**Directions**: Images are not part of the copy; transcribe all the data exactly.

**Information provided**:
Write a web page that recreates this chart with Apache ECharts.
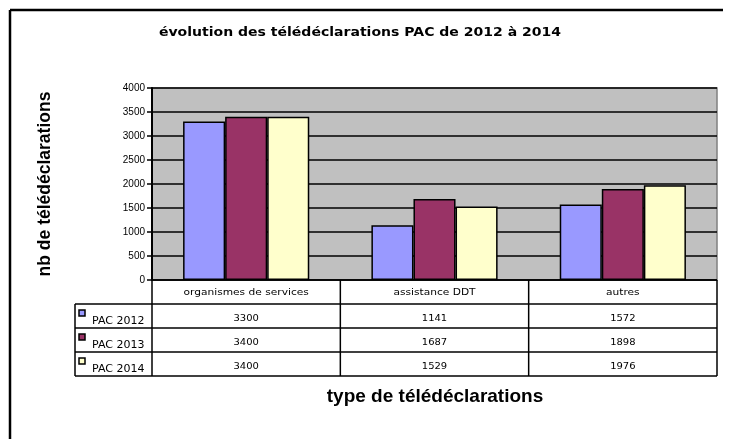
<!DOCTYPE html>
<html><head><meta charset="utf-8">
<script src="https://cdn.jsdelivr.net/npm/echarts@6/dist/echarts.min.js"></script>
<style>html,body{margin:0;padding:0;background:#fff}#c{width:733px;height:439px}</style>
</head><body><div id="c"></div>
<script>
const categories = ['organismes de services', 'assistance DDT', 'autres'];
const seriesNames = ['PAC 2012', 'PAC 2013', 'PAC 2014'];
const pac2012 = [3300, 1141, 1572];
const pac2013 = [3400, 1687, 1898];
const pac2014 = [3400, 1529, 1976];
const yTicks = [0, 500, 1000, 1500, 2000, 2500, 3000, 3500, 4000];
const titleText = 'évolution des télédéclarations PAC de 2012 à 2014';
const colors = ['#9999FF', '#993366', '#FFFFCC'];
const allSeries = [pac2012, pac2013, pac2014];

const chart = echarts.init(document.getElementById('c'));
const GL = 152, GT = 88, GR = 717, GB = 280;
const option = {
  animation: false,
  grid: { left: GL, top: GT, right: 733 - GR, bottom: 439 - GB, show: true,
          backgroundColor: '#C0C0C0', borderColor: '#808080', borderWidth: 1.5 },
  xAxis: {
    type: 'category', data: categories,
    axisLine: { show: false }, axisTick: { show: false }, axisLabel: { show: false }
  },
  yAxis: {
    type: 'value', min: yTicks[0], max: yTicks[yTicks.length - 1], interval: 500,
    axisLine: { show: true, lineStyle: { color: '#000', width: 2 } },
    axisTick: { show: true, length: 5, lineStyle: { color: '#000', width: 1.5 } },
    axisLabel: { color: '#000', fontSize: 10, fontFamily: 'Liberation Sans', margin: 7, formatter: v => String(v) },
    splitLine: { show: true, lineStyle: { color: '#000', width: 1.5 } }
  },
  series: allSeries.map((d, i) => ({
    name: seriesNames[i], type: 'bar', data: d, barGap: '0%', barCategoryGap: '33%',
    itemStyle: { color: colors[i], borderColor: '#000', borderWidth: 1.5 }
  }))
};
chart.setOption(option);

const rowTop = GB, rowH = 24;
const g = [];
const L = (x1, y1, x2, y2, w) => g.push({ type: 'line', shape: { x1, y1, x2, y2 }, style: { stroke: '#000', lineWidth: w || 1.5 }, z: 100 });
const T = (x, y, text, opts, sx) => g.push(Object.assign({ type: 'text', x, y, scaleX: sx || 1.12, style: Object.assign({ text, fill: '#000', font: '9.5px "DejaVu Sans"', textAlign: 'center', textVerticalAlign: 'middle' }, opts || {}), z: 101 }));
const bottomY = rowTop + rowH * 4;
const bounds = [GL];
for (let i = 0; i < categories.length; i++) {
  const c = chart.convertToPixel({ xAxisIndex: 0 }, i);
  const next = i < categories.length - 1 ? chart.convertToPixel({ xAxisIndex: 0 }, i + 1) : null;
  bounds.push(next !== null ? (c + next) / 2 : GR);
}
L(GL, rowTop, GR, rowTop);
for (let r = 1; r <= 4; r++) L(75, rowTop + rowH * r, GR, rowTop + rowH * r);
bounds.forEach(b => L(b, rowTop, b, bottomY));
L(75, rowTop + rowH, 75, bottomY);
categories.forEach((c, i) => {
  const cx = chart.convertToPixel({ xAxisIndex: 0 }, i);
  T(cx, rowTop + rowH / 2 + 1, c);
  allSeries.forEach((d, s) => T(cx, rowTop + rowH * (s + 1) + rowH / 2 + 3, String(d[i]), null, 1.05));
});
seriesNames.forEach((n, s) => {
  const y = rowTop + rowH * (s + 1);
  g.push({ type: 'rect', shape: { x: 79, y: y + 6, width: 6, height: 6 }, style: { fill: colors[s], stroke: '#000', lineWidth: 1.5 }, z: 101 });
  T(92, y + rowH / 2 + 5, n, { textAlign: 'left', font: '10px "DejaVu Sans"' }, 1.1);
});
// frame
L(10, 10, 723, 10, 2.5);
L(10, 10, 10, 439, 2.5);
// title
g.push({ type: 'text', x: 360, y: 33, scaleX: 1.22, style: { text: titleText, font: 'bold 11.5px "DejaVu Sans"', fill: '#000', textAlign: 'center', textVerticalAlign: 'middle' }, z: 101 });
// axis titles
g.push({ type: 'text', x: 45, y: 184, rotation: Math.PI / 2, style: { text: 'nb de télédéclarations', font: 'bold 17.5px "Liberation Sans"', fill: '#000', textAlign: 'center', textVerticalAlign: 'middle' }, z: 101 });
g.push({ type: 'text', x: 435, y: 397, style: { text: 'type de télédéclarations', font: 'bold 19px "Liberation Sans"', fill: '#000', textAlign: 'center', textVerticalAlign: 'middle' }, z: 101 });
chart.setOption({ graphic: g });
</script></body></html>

**Exercise solution**:
Write a web page that recreates this chart with Apache ECharts.
<!DOCTYPE html>
<html><head><meta charset="utf-8">
<script src="https://cdn.jsdelivr.net/npm/echarts@6/dist/echarts.min.js"></script>
<style>html,body{margin:0;padding:0;background:#fff}#c{width:733px;height:439px}</style>
</head><body><div id="c"></div>
<script>
const categories = ['organismes de services', 'assistance DDT', 'autres'];
const seriesNames = ['PAC 2012', 'PAC 2013', 'PAC 2014'];
const pac2012 = [3300, 1141, 1572];
const pac2013 = [3400, 1687, 1898];
const pac2014 = [3400, 1529, 1976];
const yTicks = [0, 500, 1000, 1500, 2000, 2500, 3000, 3500, 4000];
const titleText = 'évolution des télédéclarations PAC de 2012 à 2014';
const colors = ['#9999FF', '#993366', '#FFFFCC'];
const allSeries = [pac2012, pac2013, pac2014];

const chart = echarts.init(document.getElementById('c'));
const GL = 152, GT = 88, GR = 717, GB = 280;
const option = {
  animation: false,
  grid: { left: GL, top: GT, right: 733 - GR, bottom: 439 - GB, show: true,
          backgroundColor: '#C0C0C0', borderColor: '#808080', borderWidth: 1.5 },
  xAxis: {
    type: 'category', data: categories,
    axisLine: { show: false }, axisTick: { show: false }, axisLabel: { show: false }
  },
  yAxis: {
    type: 'value', min: yTicks[0], max: yTicks[yTicks.length - 1], interval: 500,
    axisLine: { show: true, lineStyle: { color: '#000', width: 2 } },
    axisTick: { show: true, length: 5, lineStyle: { color: '#000', width: 1.5 } },
    axisLabel: { color: '#000', fontSize: 10, fontFamily: 'Liberation Sans', margin: 7, formatter: v => String(v) },
    splitLine: { show: true, lineStyle: { color: '#000', width: 1.5 } }
  },
  series: allSeries.map((d, i) => ({
    name: seriesNames[i], type: 'bar', data: d, barGap: '0%', barCategoryGap: '33%',
    itemStyle: { color: colors[i], borderColor: '#000', borderWidth: 1.5 }
  }))
};
chart.setOption(option);

const rowTop = GB, rowH = 24;
const g = [];
const L = (x1, y1, x2, y2, w) => g.push({ type: 'line', shape: { x1, y1, x2, y2 }, style: { stroke: '#000', lineWidth: w || 1.5 }, z: 100 });
const T = (x, y, text, opts, sx) => g.push(Object.assign({ type: 'text', x, y, scaleX: sx || 1.12, style: Object.assign({ text, fill: '#000', font: '9.5px "DejaVu Sans"', textAlign: 'center', textVerticalAlign: 'middle' }, opts || {}), z: 101 }));
const bottomY = rowTop + rowH * 4;
const bounds = [GL];
for (let i = 0; i < categories.length; i++) {
  const c = chart.convertToPixel({ xAxisIndex: 0 }, i);
  const next = i < categories.length - 1 ? chart.convertToPixel({ xAxisIndex: 0 }, i + 1) : null;
  bounds.push(next !== null ? (c + next) / 2 : GR);
}
L(GL, rowTop, GR, rowTop);
for (let r = 1; r <= 4; r++) L(75, rowTop + rowH * r, GR, rowTop + rowH * r);
bounds.forEach(b => L(b, rowTop, b, bottomY));
L(75, rowTop + rowH, 75, bottomY);
categories.forEach((c, i) => {
  const cx = chart.convertToPixel({ xAxisIndex: 0 }, i);
  T(cx, rowTop + rowH / 2 + 1, c);
  allSeries.forEach((d, s) => T(cx, rowTop + rowH * (s + 1) + rowH / 2 + 3, String(d[i]), null, 1.05));
});
seriesNames.forEach((n, s) => {
  const y = rowTop + rowH * (s + 1);
  g.push({ type: 'rect', shape: { x: 79, y: y + 6, width: 6, height: 6 }, style: { fill: colors[s], stroke: '#000', lineWidth: 1.5 }, z: 101 });
  T(92, y + rowH / 2 + 5, n, { textAlign: 'left', font: '10px "DejaVu Sans"' }, 1.1);
});
// frame
L(10, 10, 723, 10, 2.5);
L(10, 10, 10, 439, 2.5);
// title
g.push({ type: 'text', x: 360, y: 33, scaleX: 1.22, style: { text: titleText, font: 'bold 11.5px "DejaVu Sans"', fill: '#000', textAlign: 'center', textVerticalAlign: 'middle' }, z: 101 });
// axis titles
g.push({ type: 'text', x: 45, y: 184, rotation: Math.PI / 2, style: { text: 'nb de télédéclarations', font: 'bold 17.5px "Liberation Sans"', fill: '#000', textAlign: 'center', textVerticalAlign: 'middle' }, z: 101 });
g.push({ type: 'text', x: 435, y: 397, style: { text: 'type de télédéclarations', font: 'bold 19px "Liberation Sans"', fill: '#000', textAlign: 'center', textVerticalAlign: 'middle' }, z: 101 });
chart.setOption({ graphic: g });
</script></body></html>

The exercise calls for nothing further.